Stunned. Thunderstruck. When India’s king Virat Kohli was bowled for a duck by Moeen Ali, he resembled an emperor about to address his people, only to find his trousers had fallen down.
When Sir Donald Bradman made a duck in his final Test, he simply tucked his bat under his arm and walked off at the Oval in 1948. Eric Hollies had clean-bowled him with a googly, and that was that.
If Dr WG Grace had been batting in Kohli’s place in Chennai, he would have replaced the bails and, with a threatening glower at the umpire, observed that it was a very windy day then carried on batting. Kohli did not try that old trick but he appeared to borrow another line from WG, even if he uttered it silently to himself: “They have come to watch me bat, not you bowl.”
Which was probably true. The 9,000 spectators would have come to the Chepauk stadium with the primary purpose of seeing King Kohli make a royal response to India’s defeat in the first Test. Rohit Sharma went on to make a century that was almost as regal, but for Kohli to be overthrown by his fifth ball without scoring: the Tamil film industry in Chennai is almost as vibrant as Bollywood but a Kohli duck cannot have been in any script.
WG would have used one of his side’s DRS reviews. Kohli seemed inclined to use all three of them as he stood there in disbelief. But the auditory evidence was overwhelming. The sound of ball on wood ensued immediately after Kohli had missed his drive: a rash, high-risk, even arrogant shot for any new batsman to try on a turning pitch, if any courtier could have been found to tell him so.
It was Kohli’s 11th duck in all Test cricket and his sixth in India, so the event was not too uncommon. It was his reaction that was. The temerity of an offbreak to bowl him through the gate, and for an England offspinner of all people to do it!
Moeen’s day naturally went downhill from there, as he was no more able than Dom Bess to exert the control that a captain craves. All too soon England were into the nightmare scenario which they had averted in Chennai: an old, soft ball in the heat of the day against two well-set Indian strokemakers finding every gap in the field and scoring too quickly. But Moeen has always been an aggressive, wicket-taking offspinner with an excellent strike-rate of one wicket every ten overs, not a defensive, containing successor to Fred Titmus, Ray Illingworth and John Emburey.

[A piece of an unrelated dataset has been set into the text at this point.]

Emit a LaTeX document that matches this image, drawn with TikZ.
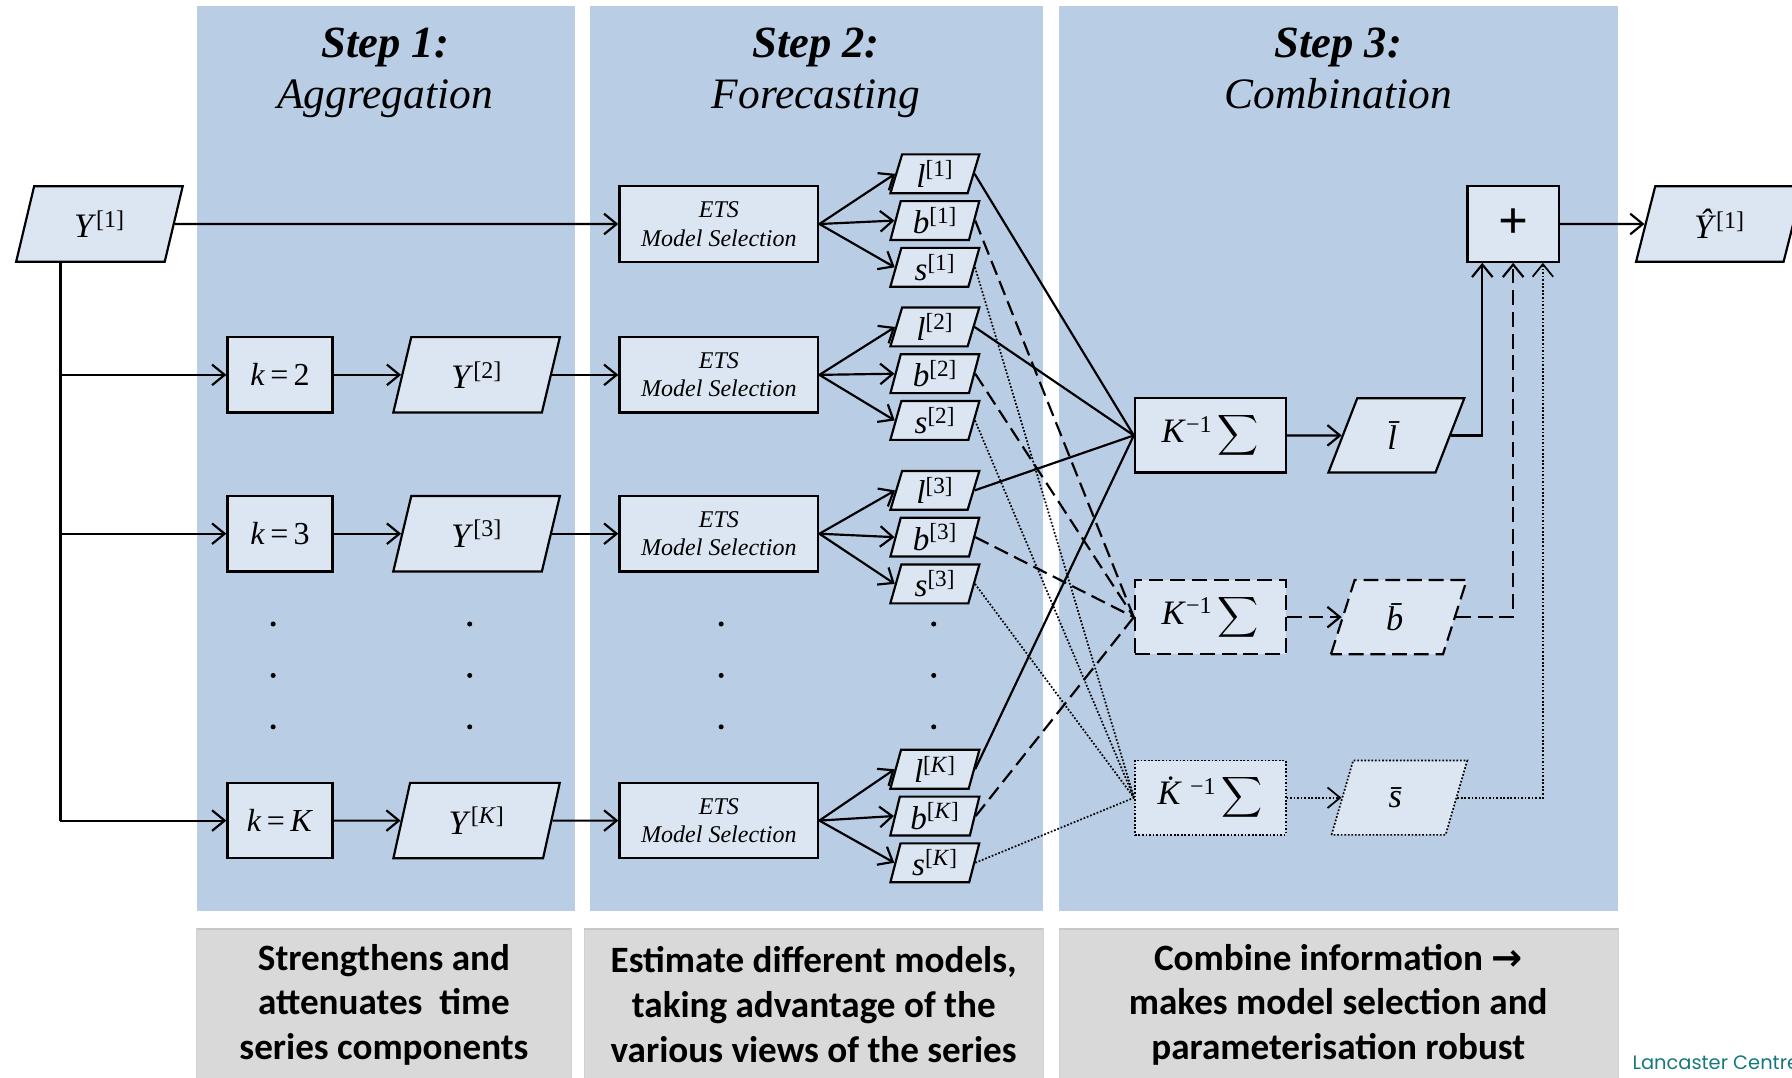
\documentclass[tikz,border=0pt]{standalone}
\usepackage{exscale}
\usepackage{fontspec}
\setmainfont{Liberation Serif}
\newfontfamily\calibri{Carlito}
\newfontfamily\arrowfont{DejaVu Sans}
\newfontfamily\logofont{Poppins}
\usetikzlibrary{positioning,shapes.geometric,arrows.meta}

\definecolor{panelblue}{HTML}{B9CDE5}
\definecolor{boxblue}{HTML}{DCE6F2}
\definecolor{notegray}{HTML}{D9D9D9}
\definecolor{logoteal}{HTML}{16787C}

\newcommand{\tsvar}[2]{\textit{#1}\textsuperscript{[#2]}}
\newcommand{\ksum}[1]{\textit{#1}\textsuperscript{−1}\,$\displaystyle\sum$}

\tikzset{
  link/.style={line width=1.9pt},
  dashedline/.style={line width=1.9pt,dash pattern=on 13pt off 6pt},
  dottedline/.style={line width=1.5pt,dash pattern=on 1.5pt off 1.6pt},
  box/.style={draw,fill=boxblue,line width=1.9pt,inner sep=1pt},
  para/.style={box,trapezium,trapezium left angle=76,trapezium right angle=104,trapezium stretches=true},
  kbox/.style={box,minimum width=92pt,minimum height=66pt,font=\fontsize{28}{30}\selectfont},
  series/.style={para,minimum width=146pt,minimum height=66pt,font=\fontsize{30}{32}\selectfont},
  ets/.style={box,minimum width=174pt,minimum height=66pt,align=center,font=\itshape\fontsize{21}{25}\selectfont},
  comp/.style={para,minimum width=78pt,minimum height=34pt,inner sep=0pt,font=\fontsize{29}{29}\selectfont},
  sumbox/.style={box,minimum width=132pt,minimum height=65pt,font=\fontsize{30}{34}\selectfont},
  avg/.style={para,minimum width=119pt,minimum height=65pt,font=\fontsize{30}{32}\selectfont},
  headstep/.style={anchor=base,font=\bfseries\itshape\fontsize{39}{42}\selectfont},
  headname/.style={anchor=base,font=\itshape\fontsize{38}{42}\selectfont},
  note/.style={fill=notegray,draw=black!18,line width=0.8pt},
  notetext/.style={align=center,font=\calibri\bfseries\fontsize{32.5}{39}\selectfont}
}

\begin{document}
\begin{tikzpicture}[x=1pt,y=-1pt,>={Straight Barb[length=11pt,width=18pt]}]
\useasboundingbox (0,0) rectangle (1568,943);
% panels
\fill[panelblue] (172,5) rectangle (503,797);
\fill[panelblue] (516,5) rectangle (913,797);
\fill[panelblue] (927,5) rectangle (1416,797);
\draw[note] (172,812) rectangle (500,960);
\draw[note] (511,812) rectangle (913,960);
\draw[note] (927,812) rectangle (1416,960);
\draw[line width=2pt,black!22] (172,813) -- (500,813) (511,813) -- (913,813) (927,813) -- (1416,813);

\node[headstep] (step1) at (337,50) {Step 1:};
\node[headname] (name1) at (337,95) {Aggregation};
\node[headstep] (step2) at (714,50) {Step 2:};
\node[headname] (name2) at (714,95) {Forecasting};
\node[headstep] (step3) at (1171,50) {Step 3:};
\node[headname] (name3) at (1171,95) {Combination};

\node[notetext] (note1) at (336,879) {Strengthens and\\attenuates~ time\\series components};
\node[notetext] (note2) at (712,879) {Estimate different models,\\taking advantage of the\\various views of the series};
\node[notetext] (note3) at (1171,879) {Combine information {\arrowfont\bfseries →}\\makes model selection and\\parameterisation robust};

% step 1
\node[series] (y1) at (87,196) {\tsvar{Y}{1}};
\node[kbox] (k2) at (245,328) {\textit{k}\,=\,2};
\node[series] (y2) at (417,328) {\tsvar{Y}{2}};
\node[kbox] (k3) at (245,467) {\textit{k}\,=\,3};
\node[series] (y3) at (417,467) {\tsvar{Y}{3}};
\node[kbox] (kK) at (245,718) {\textit{k}\,=\,\textit{K}};
\node[series] (yK) at (417,718) {\tsvar{Y}{\textit{K}}};

% step 2
\node[ets] (ets1) at (629,196) {ETS\\Model Selection};
\node[ets] (ets2) at (629,328) {ETS\\Model Selection};
\node[ets] (ets3) at (629,467) {ETS\\Model Selection};
\node[ets] (etsK) at (629,718) {ETS\\Model Selection};

\node[comp] (b1) at (818,193) {\tsvar{b}{1}};
\node[comp,above=5pt of b1] (l1) {\tsvar{l}{1}};
\node[comp,below=5pt of b1] (s1) {\tsvar{s}{1}};
\node[comp] (b2) at (818,327) {\tsvar{b}{2}};
\node[comp,above=5pt of b2] (l2) {\tsvar{l}{2}};
\node[comp,below=5pt of b2] (s2) {\tsvar{s}{2}};
\node[comp] (b3) at (818,470) {\tsvar{b}{3}};
\node[comp,above=5pt of b3] (l3) {\tsvar{l}{3}};
\node[comp,below=5pt of b3] (s3) {\tsvar{s}{3}};
\node[comp] (bK) at (818,714) {\tsvar{b}{\textit{K}}};
\node[comp,above=5pt of bK] (lK) {\tsvar{l}{\textit{K}}};
\node[comp,below=5pt of bK] (sK) {\tsvar{s}{\textit{K}}};

\fill (239,546) circle (2.2pt) (239,591) circle (2.2pt) (239,636) circle (2.2pt)
      (411,546) circle (2.2pt) (411,591) circle (2.2pt) (411,636) circle (2.2pt)
      (631,546) circle (2.2pt) (631,591) circle (2.2pt) (631,636) circle (2.2pt)
      (817,546) circle (2.2pt) (817,591) circle (2.2pt) (817,636) circle (2.2pt);

% step 3
\node[sumbox] (suml) at (1059,381) {\ksum{K}};
\node[sumbox,dashedline] (sumb) at (1059,540) {\ksum{K}};
\node[sumbox,dottedline] (sums) at (1059,698) {\ksum{\.{K}}};
\node[avg,right=48pt of suml] (lbar) {\textit{\={l}}};
\node[avg,dashedline,right=48pt of sumb] (bbar) {\textit{\={b}}};
\node[avg,dottedline,right=48pt of sums] (sbar) {\textit{\={s}}};
\node[box,minimum width=80pt,minimum height=66pt,font=\bfseries\fontsize{46}{46}\selectfont] (plus) at (1324,196) {+};
\node[series,right=74pt of plus] (yhat) {\tsvar{\^{Y}}{1}};

\node[anchor=west,text=logoteal,font=\logofont\fontsize{17}{17}\selectfont] (logo) at (1425,930) {Lancaster Centre};

% connectors
\coordinate (trunk) at ([xshift=40pt]y1.bottom left corner);
\draw[link] (trunk) -- (trunk |- kK);
\draw[->,link] (trunk |- k2) -- (k2);
\draw[->,link] (trunk |- k3) -- (k3);
\draw[->,link] (trunk |- kK) -- (kK);
\draw[->,link] (k2) -- (y2);
\draw[->,link] (k3) -- (y3);
\draw[->,link] (kK) -- (yK);
\draw[->,link] (y1) -- (ets1);
\draw[->,link] (y2) -- (ets2);
\draw[->,link] (y3) -- (ets3);
\draw[->,link] (yK) -- (etsK);

\draw[->,link] (ets1.east) -- (l1.west);
\draw[->,link] (ets1.east) -- (b1.west);
\draw[->,link] (ets1.east) -- (s1.west);
\draw[->,link] (ets2.east) -- (l2.west);
\draw[->,link] (ets2.east) -- (b2.west);
\draw[->,link] (ets2.east) -- (s2.west);
\draw[->,link] (ets3.east) -- (l3.west);
\draw[->,link] (ets3.east) -- (b3.west);
\draw[->,link] (ets3.east) -- (s3.west);
\draw[->,link] (etsK.east) -- (lK.west);
\draw[->,link] (etsK.east) -- (bK.west);
\draw[->,link] (etsK.east) -- (sK.west);

\draw[link] (l1.east) -- (suml.west);
\draw[link] (l2.east) -- (suml.west);
\draw[link] (l3.east) -- (suml.west);
\draw[link] (lK.east) -- (suml.west);
\draw[dashedline] (b1.east) -- (sumb.west);
\draw[dashedline] (b2.east) -- (sumb.west);
\draw[dashedline] (b3.east) -- (sumb.west);
\draw[dashedline] (bK.east) -- (sumb.west);
\draw[dottedline] (s1.east) -- (sums.west);
\draw[dottedline] (s2.east) -- (sums.west);
\draw[dottedline] (s3.east) -- (sums.west);
\draw[dottedline] (sK.east) -- (sums.west);

\draw[->,link] (suml) -- (lbar);
\draw[->,dashedline] (sumb) -- (bbar);
\draw[->,dottedline] (sums) -- (sbar);
\draw[->,link] (lbar.east) -| ([xshift=-27pt]plus.south);
\draw[->,dashedline] (bbar.east) -| (plus.south);
\draw[->,dottedline] (sbar.east) -| ([xshift=26pt]plus.south);
\draw[->,link] (plus) -- (yhat);
\end{tikzpicture}
\end{document}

It is both a very simple and very difficult matter of bowling six balls an over in the right place, not four or even five. England’s spin-bowling coach, and the former Warwickshire captain, Jeetan Patel has been giving master-classes at Edgbaston for the last decade: every ball a bit outside offstump, never too full to be driven, never too short to cut. And with a bit of luck Joe Root is not the batsman, ever ready to reverse-sweep. India, at least, spared Moeen that ill-treatment.
In the process of letting the game slip from 86 for three, after Kohli’s dethronement, a key moment was when Moeen offered Ajinkya Rahane a full toss first ball to get off the mark. Rahane had got himself out in the first Test, by running down the pitch and making a Bess offbreak into a low full toss, but this was “a gimme”: the sort of erratic delivery that someone who has not bowled with a red ball in a competitive game since September 2019 is bound to dish up.
England were over-optimistic too. They might have been led to believe that Rohit Sharma is not a good sweeper. After his first attempt, when his bat was not horizontal, he kept nailing his sweeps, and England had no boundary fielder - no deep square-leg - for the first half of his 161. England hoped for a top-edged sweep to short fine-leg but it never happened.
Moeen should not have been asked to bowl so many as 26 overs. Olly Stone made a fine contribution for a speed merchant on a slow turner in his second Test, and Jack Leach was steady as usual. But Stuart Broad could not lead the attack and find the reverse-swing as James Anderson had, the ball not scuffing up nearly so much as in the first Test; and Ben Stokes, supposedly the fifth bowler, could manage only two overs, one for each injured knee.
To be hit for four by one of India’s brilliant strokemakers visibly hurts Bess and Leach: so much so that Bess had to be withdrawn from the firing line for this game. Moeen, older at 33, reacts philosophically and rubs his right hand in the dust. He accepts the lows as he accepts the highest of highs like clean-bowling Kohli with a pearler.
England’s seventh away victory in a row now looks impossible on a pitch which has powdered at each end, if not yet in the middle. But Mo, for a mo, was in seventh heaven.